史上最高のNHK大河ドラマは…? 歴代で最も面白い名作(1)幕末の英雄の真実は…社会現象級ヒットの理由は?
日本ドラマ作品の代表格といえばNHKの大河ドラマ。第1作『花の生涯』(1963)より連綿と受け継がれるシリーズであり、主人公の人生と歴史のうねりを1年かけて描く大河ドラマは、視聴者の記憶に、より深く刻み込まれる。今回は、数ある作品の中でも名だたる名作を5本セレクト。作品の魅力を解説しながらご紹介する。第1回。(文・寺島武志)
『龍馬伝』(2010)
主人公:坂本龍馬 放送期間:2010年1月3日~11月28日 脚本:福田靖 最高視聴率:24.4% 主演:福山雅治 【作品内容】 明治15年(1882年)、郵便汽船三菱社長・岩崎弥太郎(香川照之)は、地元高知の新聞記者から郷土の埋もれた維新志士・坂本龍馬についての取材を申し込まれる。弥太郎は、「この世で一番嫌いな男」と言いながら、坂本龍馬という男について語り始める…。 土佐藩、高知城下に町人郷士・坂本家の次男として生まれた坂本龍馬(福山雅治)は、やがて土佐藩を脱藩。その後、幕臣・勝海舟(武田鉄矢)との出会いで龍馬の運命は大きく動き出す。
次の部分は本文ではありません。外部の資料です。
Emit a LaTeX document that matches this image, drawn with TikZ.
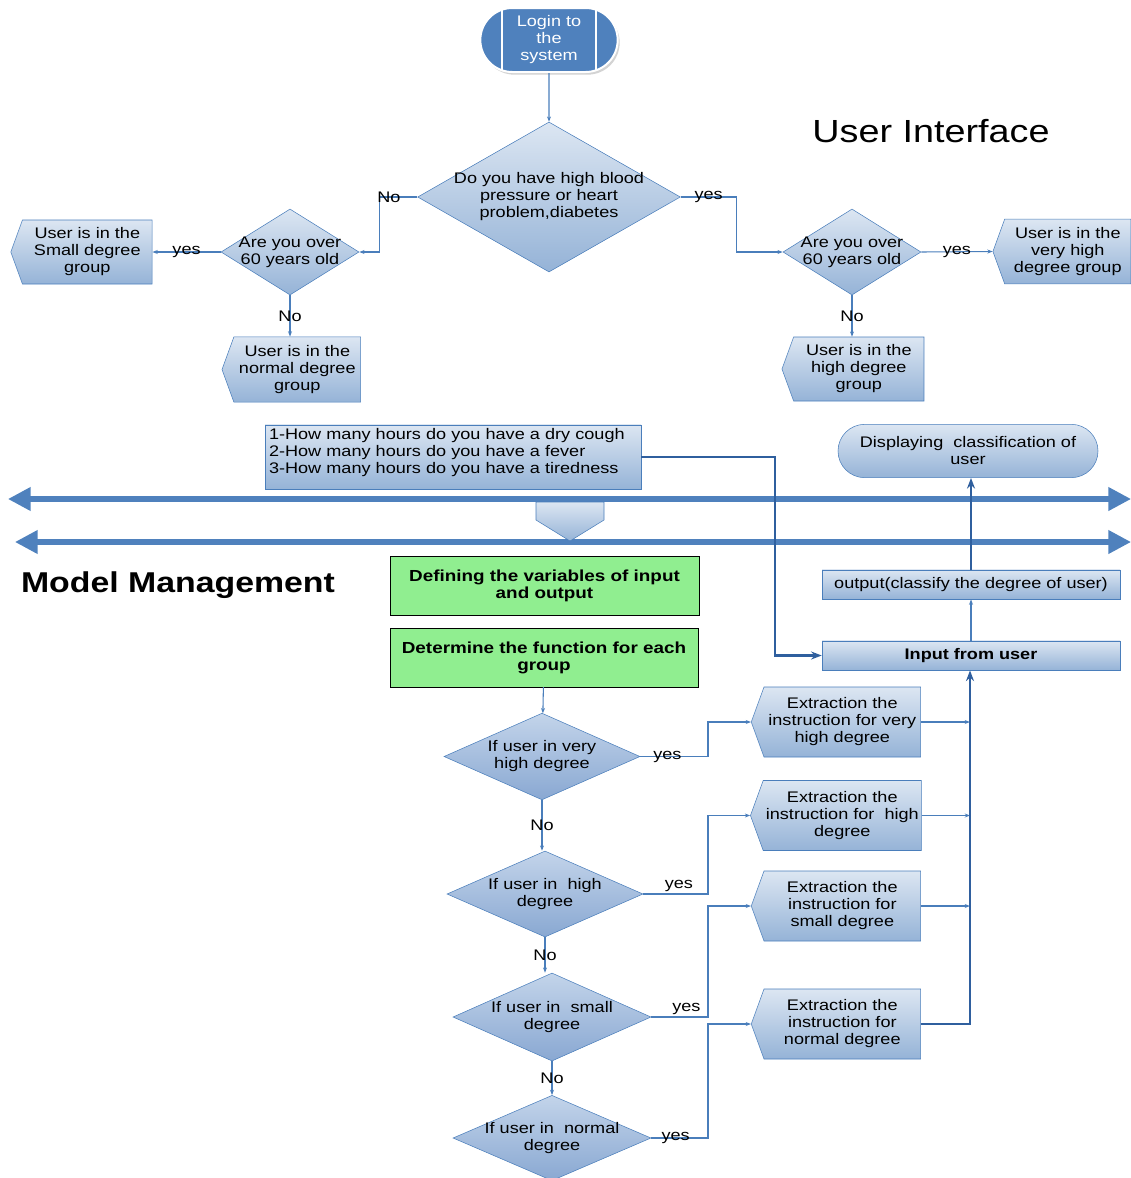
\documentclass[tikz,border=0pt]{standalone}
\usepackage{fontspec}
\setmainfont{Liberation Sans}[FakeStretch=1.18]
\usepackage{xcolor}
\usepackage{tikz}
\usetikzlibrary{
  graphs,
  positioning,
  calc,
  arrows.meta,
  shadows,
  shapes.geometric,
  shapes.symbols,
  shapes.misc,
}
\definecolor{boxtop}{HTML}{DCE6F2}
\definecolor{boxbot}{HTML}{95B3D7}
\definecolor{asktop}{HTML}{C3D4EA}
\definecolor{askbot}{HTML}{89A8D2}
\definecolor{boxline}{HTML}{4A7EBB}
\definecolor{lineblue}{HTML}{4A7EBB}
\definecolor{heavyblue}{HTML}{2F5F9E}
\definecolor{barblue}{HTML}{4F81BD}
\definecolor{loginblue}{HTML}{4F81BD}
\definecolor{greenfill}{HTML}{90EE90}
\newcommand\boxsize{\fontsize{11.5pt}{12.75pt}\selectfont}
\tikzset{
  meta box/.style={
    draw=boxline,
    top color=boxtop,
    bottom color=boxbot,
    font=\boxsize,
    align=center,
    inner sep=2pt
  },
  punkt/.style={
    meta box,
    rectangle
  },
  flag box/.style={
    meta box,
    signal,
    signal to=west,
    signal pointer angle=140
  },
  ask/.style={
    meta box,
    diamond,
    inner sep=0pt
  },
  ask dark/.style={
    ask,
    top color=asktop,
    bottom color=askbot
  },
  ask text/.style={
    font=\boxsize,
    align=center,
    inner sep=0pt
  },
  green box/.style={
    draw=black,
    fill=greenfill,
    font=\fontsize{12pt}{12.75pt}\selectfont\bfseries,
    align=center
  },
  link/.style={
    draw=lineblue,
    line width=0.8pt,
    ->
  },
  heavy link/.style={
    draw=heavyblue,
    line width=1.6pt,
    -{Stealth[length=8pt,width=6pt]}
  },
  bar/.style={
    draw=barblue,
    line width=3.8pt,
    {Triangle[length=17pt,width=17pt]}-{Triangle[length=17pt,width=17pt]}
  },
  tag/.style={
    font=\boxsize,
    inner sep=1pt
  }
}

\begin{document}
\begin{tikzpicture}[x=0.75pt, y=-0.75pt, >={Stealth[length=4pt,width=3pt]}]
  \useasboundingbox (0,0) rectangle (1131,1178);

  % titles of the two layers
  \node[font=\fontsize{24pt}{28pt}\selectfont] (ui) at (931,131) {User Interface};
  \node[font=\fontsize{21.5pt}{26pt}\selectfont\bfseries] (mm) at (178,585) {Model Management};

  % user interface part
  \node[rounded rectangle, draw=white, line width=1.5pt, fill=loginblue, text=white,
        font=\boxsize, align=center, inner sep=1pt,
        minimum width=105pt, minimum height=48pt,
        drop shadow={shadow xshift=1.5pt, shadow yshift=-2pt, opacity=0.35},
        path picture={
          \draw[white, line width=1.5pt]
            ([xshift=16.5pt]path picture bounding box.north west) -- ([xshift=16.5pt]path picture bounding box.south west)
            ([xshift=-16.5pt]path picture bounding box.north east) -- ([xshift=-16.5pt]path picture bounding box.south east);
        }] (login) at (549,40) {Login to\\the\\system};

  \node[ask, minimum width=197pt, minimum height=112.5pt,
        label={[ask text]center:{Do you have high blood\\pressure or heart\\problem,diabetes}}] (q1) at (549,197) {};
  \node[ask, minimum width=103.5pt, minimum height=64.5pt,
        label={[ask text]center:{Are you over\\60 years old}}] (q2) at (290,252) {};
  \node[ask, minimum width=103.5pt, minimum height=64.5pt,
        label={[ask text]center:{Are you over\\60 years old}}] (q3) at (852,252) {};

  \node[flag box, minimum width=106pt, minimum height=48pt] (small) at (87.3,252) {User is in the\\Small degree\\group};
  \node[flag box, minimum width=104pt, minimum height=49pt] (normal) at (297.3,369.5) {User is in the\\normal degree\\group};
  \node[flag box, minimum width=103.5pt, minimum height=48.5pt] (vhigh) at (1067.8,251.5) {User is in the\\very high\\degree group};
  \node[flag box, minimum width=106.5pt, minimum height=48pt] (high) at (858.8,369) {User is in the\\high degree\\group};

  \node[punkt, minimum width=282pt, minimum height=48pt, inner sep=3pt, text width=276pt, text depth=34pt, align=left] (qs) at (453,457)
    {1-How many hours do you have a dry cough\\2-How many hours do you have a fever\\3-How many hours do you have a tiredness};
  \node[meta box, rounded rectangle, minimum width=199pt, minimum height=40pt] (disp) at (968,451) {Displaying\ \ classification of\\user};

  % the two layer bars
  \coordinate (bar1w) at (8,499);
  \coordinate (bar1e) at (1131,499);
  \coordinate (bar2w) at (15,542);
  \coordinate (bar2e) at (1131,542);
  \draw[bar] (bar1w) -- (bar1e);
  \draw[bar] (bar2w) -- (bar2e);
  \shade[draw=boxline, top color=boxtop, bottom color=boxbot]
    (536,502) -- (604,502) -- (604,520) -- (570,541) -- (536,520) -- cycle;

  % model management part
  \node[punkt, minimum width=223.5pt, minimum height=22pt] (out) at (971,584.5) {output(classify the degree of user)};
  \node[punkt, minimum width=223.5pt, minimum height=22pt, font=\boxsize\bfseries] (inp) at (971,655.5) {Input from user};
  \node[green box, minimum width=232pt, minimum height=44pt] (def) at (544.5,585.5) {Defining the variables of input\\and output};
  \node[green box, minimum width=231pt, minimum height=44pt] (det) at (544,657.5) {Determine the function for each\\group};

  \node[ask dark, minimum width=147pt, minimum height=65pt,
        label={[ask text]center:{If user in very\\high degree}}] (d1) at (542,756.5) {};
  \node[ask dark, minimum width=147pt, minimum height=64.5pt,
        label={[ask text]center:{If user in\ \ high\\degree}}] (d2) at (545,894) {};
  \node[ask dark, minimum width=148.5pt, minimum height=66pt,
        label={[ask text]center:{If user in\ \ small\\degree}}] (d3) at (552,1017) {};
  \node[ask dark, minimum width=148.5pt, minimum height=64pt,
        label={[ask text]center:{If user in\ \ normal\\degree}}] (d4) at (552,1138) {};

  \node[flag box, minimum width=127pt, minimum height=52.5pt] (ex1) at (842.3,722) {Extraction the\\instruction for very\\high degree};
  \node[flag box, minimum width=127pt, minimum height=52.5pt] (ex2) at (842.3,815.5) {Extraction the\\instruction for\ \ high\\degree};
  \node[flag box, minimum width=127pt, minimum height=52.5pt] (ex3) at (842.3,906) {Extraction the\\instruction for\\small degree};
  \node[flag box, minimum width=127pt, minimum height=52.5pt] (ex4) at (842.3,1024) {Extraction the\\instruction for\\normal degree};

  \coordinate (split) at (708,0);
  \coordinate (join) at (970,0);

  \graph[edges={link}]{
    (login) -> (q1);
    (inp) -> (out);
    (det) -> (d1);
  };

  \draw[link] (q1.west) -- node[tag, pos=.75]{No} ++(-28.5pt,0) |- (q2.east);
  \draw[link] (q1.east) -- node[tag]{yes} ++(42pt,0) |- (q3.west);
  \draw[link] (q2.west) -- node[tag]{yes} (small.east);
  \draw[link] (q2.south) -- node[tag]{No} (q2.south |- normal.north);
  \draw[link] (q3.east) -- node[tag]{yes} (vhigh.west);
  \draw[link] (q3.south) -- node[tag]{No} (q3.south |- high.north);

  \draw[link] (d1.south) -- node[tag]{No} (d1.south |- d2.north);
  \draw[link] (d2.south) -- node[tag]{No} (d2.south |- d3.north);
  \draw[link] (d3.south) -- node[tag]{No} (d3.south |- d4.north);
  \draw[link] (d1.east) -- node[tag, pos=.4]{yes} (d1.east -| split) |- (ex1.west);
  \draw[link] (d2.east) -- node[tag, above, pos=.55]{yes} (d2.east -| split) |- (ex2.west);
  \draw[link] (d3.east) -- node[tag, above, pos=.62]{yes} (d3.east -| split) |- (ex3.west);
  \draw[link] (d4.east) -- node[tag, pos=.43]{yes} (d4.east -| split) |- (ex4.west);

  \draw[link] (ex1.east) -- (ex1.east -| join);
  \draw[link] (ex2.east) -- (ex2.east -| join);
  \draw[link] (ex3.east) -- (ex3.east -| join);
  \draw[heavy link] (ex4.east) -- (ex4.east -| join) -- (join |- inp.south);

  \draw[heavy link] (qs.east) -| ([xshift=-35pt]inp.west) -- (inp.west);
  \draw[heavy link, line width=2pt] (out.north) -- (out.north |- disp.south);
\end{tikzpicture}
\end{document}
海援隊を作り、対立していた薩摩藩と長州藩の間を調停し、薩長同盟の締結に尽力。さらには大政奉還を画策し、明治維新を進める大活躍をしたが、何者かに暗殺され、33歳で短い人生の幕を閉じる。 【注目ポイント】 福山雅治演じる坂本龍馬を主人公にした本作。土佐に生まれた一介の素浪人が、武市半平太(大森南朋)や勝海舟らとの出会いを経て、幕末の動乱期を駆け抜けていく姿が、経済人・岩崎弥太郎の視点で描かれている。 龍馬といえば、「薩長同盟の実現に尽力した」や「明治維新を進める原動力」といった言葉で語られる。しかしそれは、1963年に司馬遼太郎が発表した小説『竜馬がゆく』のイメージに拠るところが多く、日本史にさほど影響を与えなかったと考える論者も多く、一時は教科書からもその名が消えかかったともいわれている。 本作も、独り歩きする龍馬のイメージを存分に活用している。何と言っても龍馬とは因縁浅からぬ仲である岩崎弥太郎を語り部にするという手法が利いている。主役に福山雅治を起用することによって、女性からの支持も獲得した。 脇を固めるキャスト陣にも、龍馬の同志・岡田以蔵役には佐藤健を、龍馬の幼馴染の土佐藩地下浪人にして、後に三菱財閥を築いた岩崎弥太郎役に香川照之を起用するなど、実力派を揃え、見応えのあるドラマに仕立てたことが、ヒットに繋がった。